*Aim*:
Quote, verbatim, all material below, without pictures.
◆ ◆ ◆ ◆ ◆
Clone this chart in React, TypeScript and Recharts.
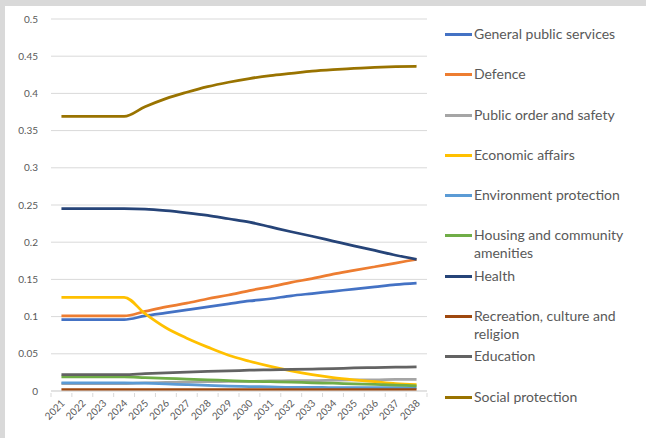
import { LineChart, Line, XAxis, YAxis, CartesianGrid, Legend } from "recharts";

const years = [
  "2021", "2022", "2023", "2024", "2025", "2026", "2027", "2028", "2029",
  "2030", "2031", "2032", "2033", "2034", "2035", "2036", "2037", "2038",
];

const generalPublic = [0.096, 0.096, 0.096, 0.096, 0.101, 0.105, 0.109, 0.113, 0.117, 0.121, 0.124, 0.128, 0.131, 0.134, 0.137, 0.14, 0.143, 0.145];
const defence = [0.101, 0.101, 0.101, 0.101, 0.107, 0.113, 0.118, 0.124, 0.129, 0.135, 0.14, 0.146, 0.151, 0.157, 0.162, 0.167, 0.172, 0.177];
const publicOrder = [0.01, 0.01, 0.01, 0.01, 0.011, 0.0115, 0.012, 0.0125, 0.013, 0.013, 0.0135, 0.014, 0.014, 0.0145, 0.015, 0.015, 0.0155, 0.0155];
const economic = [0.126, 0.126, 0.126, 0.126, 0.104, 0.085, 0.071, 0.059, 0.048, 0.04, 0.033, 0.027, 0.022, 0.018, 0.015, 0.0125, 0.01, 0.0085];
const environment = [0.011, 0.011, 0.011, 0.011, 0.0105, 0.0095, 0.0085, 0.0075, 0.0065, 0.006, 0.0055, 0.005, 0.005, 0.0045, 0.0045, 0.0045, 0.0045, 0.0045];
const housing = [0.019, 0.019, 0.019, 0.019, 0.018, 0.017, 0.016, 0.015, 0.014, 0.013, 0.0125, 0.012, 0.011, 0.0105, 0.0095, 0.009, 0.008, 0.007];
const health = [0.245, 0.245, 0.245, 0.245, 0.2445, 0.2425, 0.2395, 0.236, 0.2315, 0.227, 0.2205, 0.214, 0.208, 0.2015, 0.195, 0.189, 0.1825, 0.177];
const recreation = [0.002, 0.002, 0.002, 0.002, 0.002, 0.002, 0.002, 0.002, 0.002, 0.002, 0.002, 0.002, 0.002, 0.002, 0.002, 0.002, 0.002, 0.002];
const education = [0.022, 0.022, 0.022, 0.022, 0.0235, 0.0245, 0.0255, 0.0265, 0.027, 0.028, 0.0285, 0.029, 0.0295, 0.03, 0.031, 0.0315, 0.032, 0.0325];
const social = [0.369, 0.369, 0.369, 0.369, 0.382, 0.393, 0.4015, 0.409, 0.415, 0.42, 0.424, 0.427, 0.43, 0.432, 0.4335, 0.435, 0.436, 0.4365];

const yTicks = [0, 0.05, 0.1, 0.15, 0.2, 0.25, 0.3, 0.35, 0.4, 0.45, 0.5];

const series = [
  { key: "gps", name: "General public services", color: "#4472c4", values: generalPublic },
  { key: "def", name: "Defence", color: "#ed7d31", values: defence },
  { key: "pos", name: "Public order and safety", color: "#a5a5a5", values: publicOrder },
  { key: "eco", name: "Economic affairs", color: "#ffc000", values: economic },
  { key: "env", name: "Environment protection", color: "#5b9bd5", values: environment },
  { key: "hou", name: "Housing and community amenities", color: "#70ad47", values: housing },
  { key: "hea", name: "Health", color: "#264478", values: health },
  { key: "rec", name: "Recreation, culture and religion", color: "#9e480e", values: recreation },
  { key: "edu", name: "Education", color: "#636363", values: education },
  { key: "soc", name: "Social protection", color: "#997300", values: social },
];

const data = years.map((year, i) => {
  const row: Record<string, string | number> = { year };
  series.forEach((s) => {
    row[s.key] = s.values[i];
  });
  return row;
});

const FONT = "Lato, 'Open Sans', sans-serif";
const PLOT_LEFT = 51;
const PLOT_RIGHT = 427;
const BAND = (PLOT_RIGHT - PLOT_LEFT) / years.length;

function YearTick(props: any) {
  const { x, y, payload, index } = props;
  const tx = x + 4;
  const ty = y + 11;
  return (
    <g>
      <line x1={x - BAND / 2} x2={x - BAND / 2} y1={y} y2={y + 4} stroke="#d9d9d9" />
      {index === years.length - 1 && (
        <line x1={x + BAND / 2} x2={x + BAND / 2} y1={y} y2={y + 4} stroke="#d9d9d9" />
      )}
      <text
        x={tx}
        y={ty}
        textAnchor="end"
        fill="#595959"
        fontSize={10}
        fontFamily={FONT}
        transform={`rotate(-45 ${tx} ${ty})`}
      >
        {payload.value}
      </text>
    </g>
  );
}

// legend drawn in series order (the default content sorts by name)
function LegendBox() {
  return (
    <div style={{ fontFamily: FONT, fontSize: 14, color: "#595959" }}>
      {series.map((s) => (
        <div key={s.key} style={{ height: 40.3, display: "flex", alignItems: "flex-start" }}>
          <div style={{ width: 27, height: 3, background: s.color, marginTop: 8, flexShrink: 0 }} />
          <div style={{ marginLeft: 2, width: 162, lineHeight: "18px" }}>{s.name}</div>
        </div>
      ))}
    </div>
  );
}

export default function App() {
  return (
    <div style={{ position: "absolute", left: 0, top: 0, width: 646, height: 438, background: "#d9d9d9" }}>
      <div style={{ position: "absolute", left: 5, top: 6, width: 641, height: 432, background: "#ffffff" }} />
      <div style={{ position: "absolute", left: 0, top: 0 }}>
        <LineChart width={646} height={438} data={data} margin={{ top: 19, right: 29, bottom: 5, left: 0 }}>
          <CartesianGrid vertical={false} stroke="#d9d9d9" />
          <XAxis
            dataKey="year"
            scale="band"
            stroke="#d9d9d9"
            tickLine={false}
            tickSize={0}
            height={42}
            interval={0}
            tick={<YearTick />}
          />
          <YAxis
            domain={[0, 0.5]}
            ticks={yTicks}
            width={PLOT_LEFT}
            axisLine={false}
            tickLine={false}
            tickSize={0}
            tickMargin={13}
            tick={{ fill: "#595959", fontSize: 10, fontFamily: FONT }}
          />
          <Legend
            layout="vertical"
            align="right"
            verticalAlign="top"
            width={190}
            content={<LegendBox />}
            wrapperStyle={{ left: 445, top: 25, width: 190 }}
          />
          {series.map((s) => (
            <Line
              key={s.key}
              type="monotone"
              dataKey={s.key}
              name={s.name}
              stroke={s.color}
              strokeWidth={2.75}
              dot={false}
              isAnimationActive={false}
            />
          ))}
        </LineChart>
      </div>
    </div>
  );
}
◆ ◆ ◆ ◆ ◆
*Complete output*:
Clone this chart in React, TypeScript and Recharts.
import { LineChart, Line, XAxis, YAxis, CartesianGrid, Legend } from "recharts";

const years = [
  "2021", "2022", "2023", "2024", "2025", "2026", "2027", "2028", "2029",
  "2030", "2031", "2032", "2033", "2034", "2035", "2036", "2037", "2038",
];

const generalPublic = [0.096, 0.096, 0.096, 0.096, 0.101, 0.105, 0.109, 0.113, 0.117, 0.121, 0.124, 0.128, 0.131, 0.134, 0.137, 0.14, 0.143, 0.145];
const defence = [0.101, 0.101, 0.101, 0.101, 0.107, 0.113, 0.118, 0.124, 0.129, 0.135, 0.14, 0.146, 0.151, 0.157, 0.162, 0.167, 0.172, 0.177];
const publicOrder = [0.01, 0.01, 0.01, 0.01, 0.011, 0.0115, 0.012, 0.0125, 0.013, 0.013, 0.0135, 0.014, 0.014, 0.0145, 0.015, 0.015, 0.0155, 0.0155];
const economic = [0.126, 0.126, 0.126, 0.126, 0.104, 0.085, 0.071, 0.059, 0.048, 0.04, 0.033, 0.027, 0.022, 0.018, 0.015, 0.0125, 0.01, 0.0085];
const environment = [0.011, 0.011, 0.011, 0.011, 0.0105, 0.0095, 0.0085, 0.0075, 0.0065, 0.006, 0.0055, 0.005, 0.005, 0.0045, 0.0045, 0.0045, 0.0045, 0.0045];
const housing = [0.019, 0.019, 0.019, 0.019, 0.018, 0.017, 0.016, 0.015, 0.014, 0.013, 0.0125, 0.012, 0.011, 0.0105, 0.0095, 0.009, 0.008, 0.007];
const health = [0.245, 0.245, 0.245, 0.245, 0.2445, 0.2425, 0.2395, 0.236, 0.2315, 0.227, 0.2205, 0.214, 0.208, 0.2015, 0.195, 0.189, 0.1825, 0.177];
const recreation = [0.002, 0.002, 0.002, 0.002, 0.002, 0.002, 0.002, 0.002, 0.002, 0.002, 0.002, 0.002, 0.002, 0.002, 0.002, 0.002, 0.002, 0.002];
const education = [0.022, 0.022, 0.022, 0.022, 0.0235, 0.0245, 0.0255, 0.0265, 0.027, 0.028, 0.0285, 0.029, 0.0295, 0.03, 0.031, 0.0315, 0.032, 0.0325];
const social = [0.369, 0.369, 0.369, 0.369, 0.382, 0.393, 0.4015, 0.409, 0.415, 0.42, 0.424, 0.427, 0.43, 0.432, 0.4335, 0.435, 0.436, 0.4365];

const yTicks = [0, 0.05, 0.1, 0.15, 0.2, 0.25, 0.3, 0.35, 0.4, 0.45, 0.5];

const series = [
  { key: "gps", name: "General public services", color: "#4472c4", values: generalPublic },
  { key: "def", name: "Defence", color: "#ed7d31", values: defence },
  { key: "pos", name: "Public order and safety", color: "#a5a5a5", values: publicOrder },
  { key: "eco", name: "Economic affairs", color: "#ffc000", values: economic },
  { key: "env", name: "Environment protection", color: "#5b9bd5", values: environment },
  { key: "hou", name: "Housing and community amenities", color: "#70ad47", values: housing },
  { key: "hea", name: "Health", color: "#264478", values: health },
  { key: "rec", name: "Recreation, culture and religion", color: "#9e480e", values: recreation },
  { key: "edu", name: "Education", color: "#636363", values: education },
  { key: "soc", name: "Social protection", color: "#997300", values: social },
];

const data = years.map((year, i) => {
  const row: Record<string, string | number> = { year };
  series.forEach((s) => {
    row[s.key] = s.values[i];
  });
  return row;
});

const FONT = "Lato, 'Open Sans', sans-serif";
const PLOT_LEFT = 51;
const PLOT_RIGHT = 427;
const BAND = (PLOT_RIGHT - PLOT_LEFT) / years.length;

function YearTick(props: any) {
  const { x, y, payload, index } = props;
  const tx = x + 4;
  const ty = y + 11;
  return (
    <g>
      <line x1={x - BAND / 2} x2={x - BAND / 2} y1={y} y2={y + 4} stroke="#d9d9d9" />
      {index === years.length - 1 && (
        <line x1={x + BAND / 2} x2={x + BAND / 2} y1={y} y2={y + 4} stroke="#d9d9d9" />
      )}
      <text
        x={tx}
        y={ty}
        textAnchor="end"
        fill="#595959"
        fontSize={10}
        fontFamily={FONT}
        transform={`rotate(-45 ${tx} ${ty})`}
      >
        {payload.value}
      </text>
    </g>
  );
}

// legend drawn in series order (the default content sorts by name)
function LegendBox() {
  return (
    <div style={{ fontFamily: FONT, fontSize: 14, color: "#595959" }}>
      {series.map((s) => (
        <div key={s.key} style={{ height: 40.3, display: "flex", alignItems: "flex-start" }}>
          <div style={{ width: 27, height: 3, background: s.color, marginTop: 8, flexShrink: 0 }} />
          <div style={{ marginLeft: 2, width: 162, lineHeight: "18px" }}>{s.name}</div>
        </div>
      ))}
    </div>
  );
}

export default function App() {
  return (
    <div style={{ position: "absolute", left: 0, top: 0, width: 646, height: 438, background: "#d9d9d9" }}>
      <div style={{ position: "absolute", left: 5, top: 6, width: 641, height: 432, background: "#ffffff" }} />
      <div style={{ position: "absolute", left: 0, top: 0 }}>
        <LineChart width={646} height={438} data={data} margin={{ top: 19, right: 29, bottom: 5, left: 0 }}>
          <CartesianGrid vertical={false} stroke="#d9d9d9" />
          <XAxis
            dataKey="year"
            scale="band"
            stroke="#d9d9d9"
            tickLine={false}
            tickSize={0}
            height={42}
            interval={0}
            tick={<YearTick />}
          />
          <YAxis
            domain={[0, 0.5]}
            ticks={yTicks}
            width={PLOT_LEFT}
            axisLine={false}
            tickLine={false}
            tickSize={0}
            tickMargin={13}
            tick={{ fill: "#595959", fontSize: 10, fontFamily: FONT }}
          />
          <Legend
            layout="vertical"
            align="right"
            verticalAlign="top"
            width={190}
            content={<LegendBox />}
            wrapperStyle={{ left: 445, top: 25, width: 190 }}
          />
          {series.map((s) => (
            <Line
              key={s.key}
              type="monotone"
              dataKey={s.key}
              name={s.name}
              stroke={s.color}
              strokeWidth={2.75}
              dot={false}
              isAnimationActive={false}
            />
          ))}
        </LineChart>
      </div>
    </div>
  );
}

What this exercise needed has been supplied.